Hearing
about Jude and his storyline was, honestly, one of the reasons I finally checked
out The Fosters. While, like most things on the show, Jude’s
relationship with Connor can be written a bit haphazardly (more often, it
feels, this season,) it’s one of the series’ more consistent ongoing arcs, and
I enjoy it immensely.
(Relationship-related spoilers.)
With
Connor and Jude, one of their plot’s best qualities is also its most
maddening: the slow pace at which it
unrolls. A lot of stories on The Fosters careen around at breakneck
speed, which can make them feel inauthentic.
However, since the actors playing Jude and Connor are young enough to be
constrained by child labor laws, their screentime, and thus their story’s
momentum, is limited by necessity. This
can be great, because it allows this gentle story of a friendship that might be
blossoming into first love to play out more naturally. Jude/Connor doesn’t have a ton of improbably
drama piled on top of it to up the ante every week, because there’s drama
enough in the plot unfolding. At the
same time, though, weeks go by where all we get of their plot is tantalizing
scraps. So, it’s a conundrum – I want
the series to take its time with them and give me a top-shelf story, but I also
just want more Jude/Connor!
Jude
and Connor intrigue me from their earliest interactions. Jude is new in school, but, due to his
penchant for painting his nails, has already been labeled “the gay kid.” Connor, by contrast, is what would
stereotypically be called more “all-American.”

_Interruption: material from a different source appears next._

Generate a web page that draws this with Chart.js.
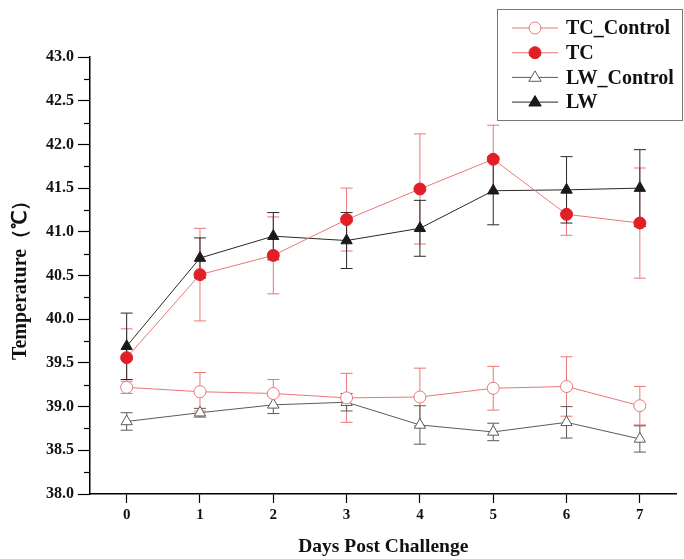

He’s into sports and videogames (though Jude likes videogames as well,
other kids are quick to reduce him to a single trait,) and he’s big enough that
he wouldn’t make anyone’s easy target.
With all this going for him, I suppose one could argue that, when he
paints his nails in solidarity with his new friend, he comes at it from a place
of relative privilege. I don’t care –
that is a ballsy move for a
12-year-old boy, and whether he’s doing it out of friendship or maybe-like-like, it’s a magnificent gesture.
As
their plot moves forward, we start to see the first tentative steps toward a
deeper relationship between the boys.
Jude is startled by his feelings of jealousy when Connor expresses
interest in a girl, and Connor continues to see Jude in secret after his dad
forbids their friendship, assuming Jude to be afflicted with “teh gay” and not
wanting Connor to “catch it.” They make
shy advances toward each other, physical contact that’s at first easily
“explainable,” like jocular tussling, but soon gets bolder, like moving to sit
closer to one another for no evident reason.
Their first overtly romantic gesture – holding pinkies at the movie
theater while ostensibly on a double date – feels like something out of a Jane
Austen novel, a tiny physical connection that, in such a repressed environment,
is positively charged with unspoken attraction.